A atuação do CGI.br é elogiada por “construtores da Internet” e personalidades que são referência mundial na área. Convidado a falar sobre o Comitê, Vint Cerf, que ajudou a desenvolver o protocolo TCP/IP, base da rede mundial de computadores, e atualmente é vice-presidente e evangelista-chefe da Internet no Google, revisitou os primórdios do Colegiado e reforçou que a governança multissetorial tem sido um modelo para muitos. “Parabéns pelo 30º aniversário. Tenho certeza de que vocês continuarão por mais 30 anos e além”, projeta.

Conhecido por estabelecer o Network Working Group da agência governamental norte-americana ARPA (hoje DARPA) e iniciar a série Request for Comments (RFCs), Steve Crocker afirma que “em toda a história da Internet, houve apenas alguns lugares que deram, consistentemente, contribuições importantes, tanto no contexto internacional como no local, sobre áreas operacionais e de governança da Internet. O CGI.br se destaca entre os melhores casos”.

Ativista da promoção de direitos digitais na África, Nnenna Nwakanma enfatiza a atuação precursora do CGI.br. “Parabéns ao ecossistema da Internet brasileira. Por 30 anos, vocês foram pioneiros. Por 30 anos, vocês foram líderes. Vocês foram pioneiros na ICANN [Internet Corporation for Assigned Names and Numbers], no IGF [Internet Governance Forum], com o Marco Civil [da Internet], com o NetMundial. E em todos os direitos digitais.”

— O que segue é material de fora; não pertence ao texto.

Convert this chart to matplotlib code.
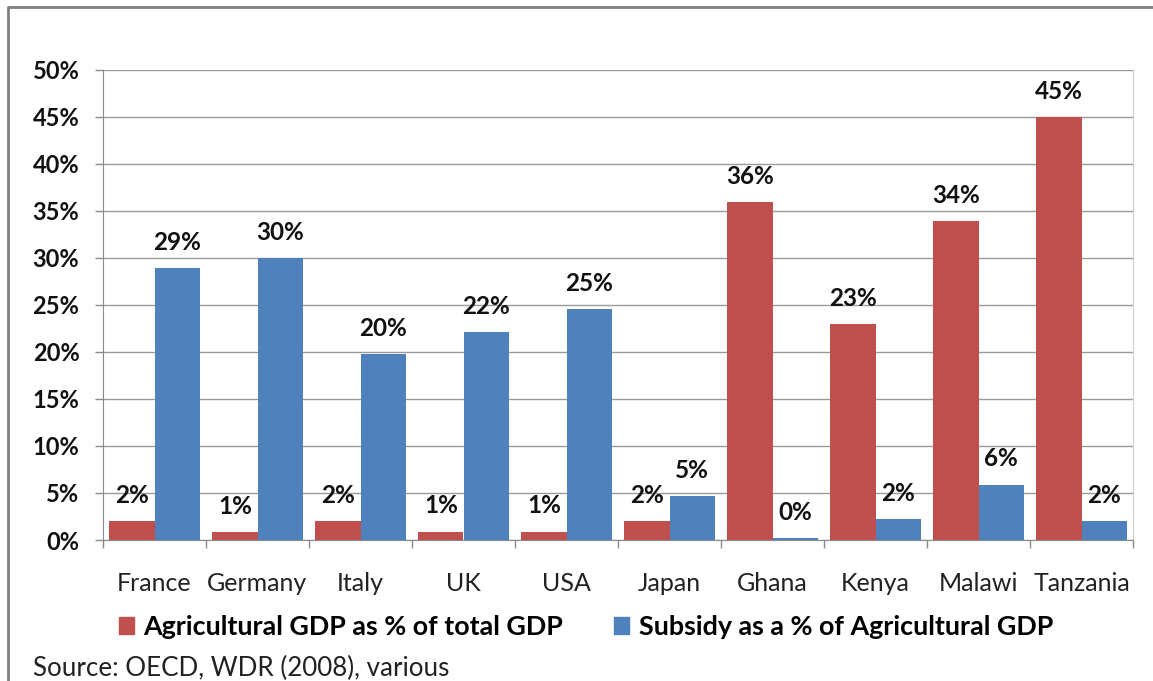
import numpy as np
import matplotlib.pyplot as plt
from matplotlib.lines import Line2D
from matplotlib.patches import Patch
from matplotlib.ticker import PercentFormatter

plt.rcParams['font.family'] = ['Lato', 'DejaVu Sans']

# данные
countries = ['France', 'Germany', 'Italy', 'UK', 'USA', 'Japan',
             'Ghana', 'Kenya', 'Malawi', 'Tanzania']
agri_gdp = [2.0, 0.85, 2.0, 0.9, 0.9, 2.0, 36.0, 23.0, 33.9, 45.0]
subsidy = [28.9, 30.0, 19.8, 22.1, 24.6, 4.7, 0.2, 2.2, 5.9, 2.0]
series_names = ['Agricultural GDP as % of total GDP',
                'Subsidy as a % of Agricultural GDP']
source_note = 'Source: OECD, WDR (2008), various'

red = '#C0504D'
blue = '#4F81BD'

fig = plt.figure(figsize=(11.53, 6.81), dpi=100)
ax = fig.add_axes([103 / 1153, 1 - 540 / 681, (1133 - 103) / 1153, (540 - 70) / 681])

x = np.arange(len(countries))
w = 0.437
b1 = ax.bar(x - w / 2, agri_gdp, width=w, color=red, zorder=3)
b2 = ax.bar(x + w / 2, subsidy, width=w, color=blue, zorder=3)

# подписи над столбцами
for bars, vals in ((b1, agri_gdp), (b2, subsidy)):
    for bar, v in zip(bars, vals):
        ax.annotate(f"{round(v)}%", (bar.get_x() + bar.get_width() / 2, v),
                    xytext=(0, 13), textcoords='offset points',
                    ha='center', va='baseline', fontsize=17.5, fontweight='bold',
                    color='#111111', zorder=4)

ax.set_xlim(-0.5, len(countries) - 0.5)
ax.set_ylim(0, 50)
ax.set_yticks(np.arange(0, 51, 5))
ax.yaxis.set_major_formatter(PercentFormatter(decimals=0))
ax.grid(axis='y', color='#9a9a9a', linewidth=1, zorder=0)

ax.set_xticks(x)
ax.set_xticklabels(countries, fontsize=18, color='#222222')
ax.set_xticks(np.arange(-0.5, len(countries)), minor=True)
ax.tick_params(axis='x', which='major', length=0, pad=23)
ax.tick_params(axis='x', which='minor', length=6, color='#8a8a8a', width=1)
ax.tick_params(axis='y', length=6, color='#8a8a8a', width=1, pad=11)
for lab in ax.get_yticklabels():
    lab.set_fontsize(17)
    lab.set_fontweight('bold')
    lab.set_color('#111111')

ax.spines['top'].set_visible(False)
ax.spines['right'].set_color('#d0d0d0')
ax.spines['left'].set_color('#8a8a8a')
ax.spines['bottom'].set_color('#8a8a8a')

# легенда
handles = [Patch(color=red), Patch(color=blue)]
fig.legend(handles, series_names, loc='center', bbox_to_anchor=(586 / 1153, 1 - 627 / 681),
           ncol=2, frameon=False, handlelength=0.55, handleheight=0.55,
           handletextpad=0.35, columnspacing=1.9,
           prop={'size': 19.4, 'weight': 'bold'})

fig.text(33 / 1153, 1 - 668 / 681, source_note, fontsize=18.7, color='#222222', va='center')

# рамка
fig.add_artist(Line2D([8 / 1153, 8 / 1153, 1], [0, 1 - 7 / 681, 1 - 7 / 681],
                      transform=fig.transFigure, color='#7f7f7f', linewidth=2))

fig.savefig('out.png', dpi=100)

Presidente do Instituto Nupef e um dos fundadores do Instituto Brasileiro de Análises Sociais e Econômicas (Ibase), Carlos Alberto Afonso, que participou da reestruturação do CGI.br em 2003 e representou o terceiro setor no colegiado até 2017, pontua que o Comitê Gestor foi o primeiro organismo de governança da Internet no mundo, quando o próprio conceito ainda não tinha sido formulado.

“O CGI.br, nesses 30 anos, passou por seis presidências da República, de várias tendências políticas, e foi mantido, tendo reconhecido a sua relevância por todas essas tendências. Hoje, o CGI.br tem em seu conselho representantes de entidades civis, acadêmicas e do setor privado, todos eleitos pelas suas próprias comunidades de interesse, além de representantes do governo federal. É um exemplo de parceria pluralista para a atuação comum entre governo e sociedade. O CGI.br supervisiona um centro de excelência na administração de nomes de domínio e distribuição de números IP [Internet Protocol], reconhecido mundialmente pelos seus projetos pioneiros de apoio ao desenvolvimento da Internet no Brasil, o NIC.br.”

Já o professor emérito de ciência da computação na Universidade Federal de Minas Gerais (UFMG) e associado no Berkman Klein Center em Harvard, Virgilio Almeida, que coordenou o CGI.br entre 2011 e 2016, atribui o prestígio do Comitê ao modelo multissetorial de governança e ao fato de ser uma referência de estrutura “moderna, inovadora e extremamente eficiente”.

“Esse é o exemplo que o Brasil dá para a governança digital nesses tempos em que os avanços tecnológicos seguem amplamente e muito rapidamente. É muito importante para o futuro essa trajetória do CGI.br, e que continue nesse caminho de trazer ideias inovadoras para a governança do mundo digital atual.”